Story by Dubwise-er.
Another What's On 'Rage Page' from Solem Bar (now Academy 3). Quite a cool line-up with ACR and Jayne County, plus the 'Extremely Wild and Wacky Cellar Disco'.
We’d often go on a Friday after the Poly closed, where you’d have to go round the back of the building and see if you could get in. We got to know the bouncers and although from time to time we’d get barred for being mischievous, they usually let us in, especially Dave, the silver-haired ol’ fox who was head of security and I think had a bit of a soft spot for us; most of the time we were just messing about or being young scallywags.
They used to stamp you with a fluoro stamp which glowed under an ultra-violet light as you went in to see bands. Of course by wetting the back of your hand you could transfer these stamps to each other and unless they got checked they usually did the trick. Occasionally you could blag it in with a band by pretending you were one of the roadies, XTC helped us out that way.
I also remember watching the best part of a Pretenders gig with UB4O as support from high up in a tree outside the hall...quite a good view really but hard to dance. Siouxsie and her Banshees, The Damned with The Anti Nowhere League, Slits with Don Letts were good ‘uns. Gang of Four, Misty in Roots, Squeeze, Deke Leonard, Doll by Doll, Bo Diddley, and quite a lot of other gigs, many of which I’ve probably mentioned along the way. A particularly memory, though, was John Cooper Clarke coming on at the end of a Wreckless Eric gig and them singing “Mad Dogs And Englishmen”, pure class...
The downstairs disco was good too. Lots of choice music and cheap booze and the occasional waft of poppers, (lots of brain cells I hopefully was never gonna need probably walked on by...). Of course you’d be leaping around like a frog in a sock and be as mad as a cut snake, as certain people are wont to say. One time, when hearing one of my firm favourites...perhaps Stranglers “Nice and Sleazy” or Cabaret Voltaire “Nag Nag Nag”, I got it into my head that it would be a good idea to charge across the dancefloor and finish with a somersault, but as I hadn’t really thought it through (and I didn’t know how to somersault) I just ended up flat on my back, and as I was wearing one of those heavier than lead bullet-belts (the height of fashion that particular season), I felt like what it must have felt like to be shot in the back.
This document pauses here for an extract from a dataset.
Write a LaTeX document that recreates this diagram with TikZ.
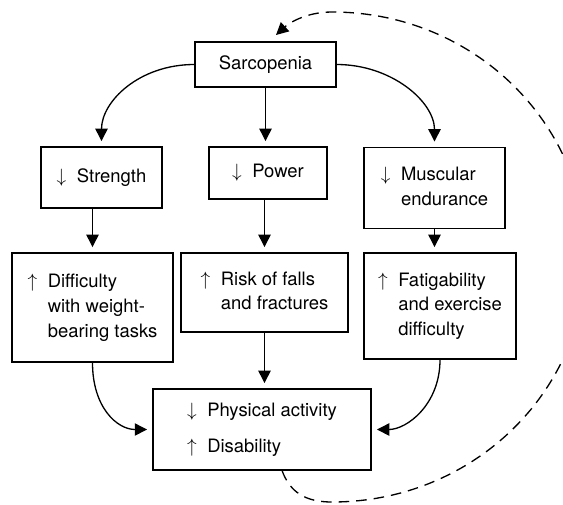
\documentclass[tikz,border=0pt]{standalone}
\usepackage{fontspec}
\setmainfont{TeX Gyre Heros}
\usetikzlibrary{arrows.meta}
\newcommand{\mydn}{$\downarrow$}
\newcommand{\myup}{$\uparrow$}
\begin{document}
\begin{tikzpicture}[x=0.02cm,y=-0.02cm,
  box/.style={draw,line width=0.8pt,inner sep=0pt,font=\fontsize{10.5}{13}\selectfont},
  arr/.style={line width=0.75pt,-{Triangle[length=7pt,width=7pt]},shorten >=3pt},
  fbarr/.style={line width=0.75pt,dash pattern=on 6pt off 4pt,-{Triangle[length=7pt,width=7pt]}}]
\useasboundingbox (0,0) rectangle (563,504);
\clip (0,0) rectangle (563,504);
\renewcommand{\arraystretch}{1.08}
\node[box,minimum width=2.82cm,minimum height=0.9cm] (sarc) at (265.5,64.5) {Sarcopenia};
\node[box,minimum width=2.42cm,minimum height=1.22cm] (str) at (101.5,177.5)
  {\begin{tabular}{@{}c@{\hspace{6pt}}l@{}}\mydn & Strength\end{tabular}};
\node[box,minimum width=2.36cm,minimum height=1.04cm] (pow) at (268,173)
  {\begin{tabular}{@{}c@{\hspace{6pt}}l@{}}\mydn & Power\end{tabular}};
\node[box,minimum width=2.82cm,minimum height=1.62cm] (mus) at (434.5,188)
  {\begin{tabular}{@{}c@{\hspace{6pt}}l@{}}\mydn & Muscular\\ & endurance\end{tabular}};
\node[box,minimum width=3.22cm,minimum height=2.18cm] (dif) at (92.5,307.5)
  {\begin{tabular}{@{}c@{\hspace{6pt}}l@{}}\myup & Difficulty\\ & with weight-\\ & bearing tasks\end{tabular}};
\node[box,minimum width=3.34cm,minimum height=1.58cm] (risk) at (264.5,292.5)
  {\begin{tabular}{@{}c@{\hspace{6pt}}l@{}}\myup & Risk of falls\\ & and fractures\end{tabular}};
\node[box,minimum width=3.04cm,minimum height=2.12cm] (fat) at (440,306)
  {\begin{tabular}{@{}c@{\hspace{6pt}}l@{}}\myup & Fatigability\\ & and exercise\\ & difficulty\end{tabular}};
\node[box,minimum width=4.36cm,minimum height=1.62cm] (phys) at (262,429.5)
  {\begin{tabular}{@{}c@{\hspace{6pt}}l@{}}\mydn & Physical activity\\[6pt] \myup & Disability\end{tabular}};
\coordinate (fbend) at (276,35);
% arrows
\draw[arr] (sarc.west) .. controls +(-55,0) and +(0,-45) .. (str.north);
\draw[arr] (sarc.east) .. controls +(55,0) and +(0,-45) .. (mus.north);
\draw[arr] (sarc.south) -- (sarc.south |- pow.north);
\draw[arr] (str.south -| dif.north) -- (dif.north);
\draw[arr] (risk.north |- pow.south) -- (risk.north);
\draw[arr] (mus.south) -- (mus.south |- fat.north);
\draw[arr] (risk.south) -- (risk.south |- phys.north);
\draw[arr] (dif.south) .. controls +(0,45) and +(-35,0) .. (phys.west);
\draw[arr] (fat.south) .. controls +(0,45) and +(35,0) .. (phys.east);
\draw[fbarr] (phys.296) .. controls (290,492) and (305,502) .. (332,502)
  .. controls (472.3,502) and (586,392.3) .. (586,257)
  .. controls (586,121.7) and (472.3,12) .. (332,12)
  .. controls (305,12) and (288,24) .. (fbend);
\end{tikzpicture}
\end{document}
I’m not sure if my altered state had anything to do with it but I could hardly walk for a week. served me right for being a poseur.
We used to go to The Squat as well, which stood on the wasteland between The Union and the Contact Theatre where the Academy now stands. The last gig I saw in Manchester was Vic and Bob’s Big Night Out, Nov. 1990 in the newly opened building.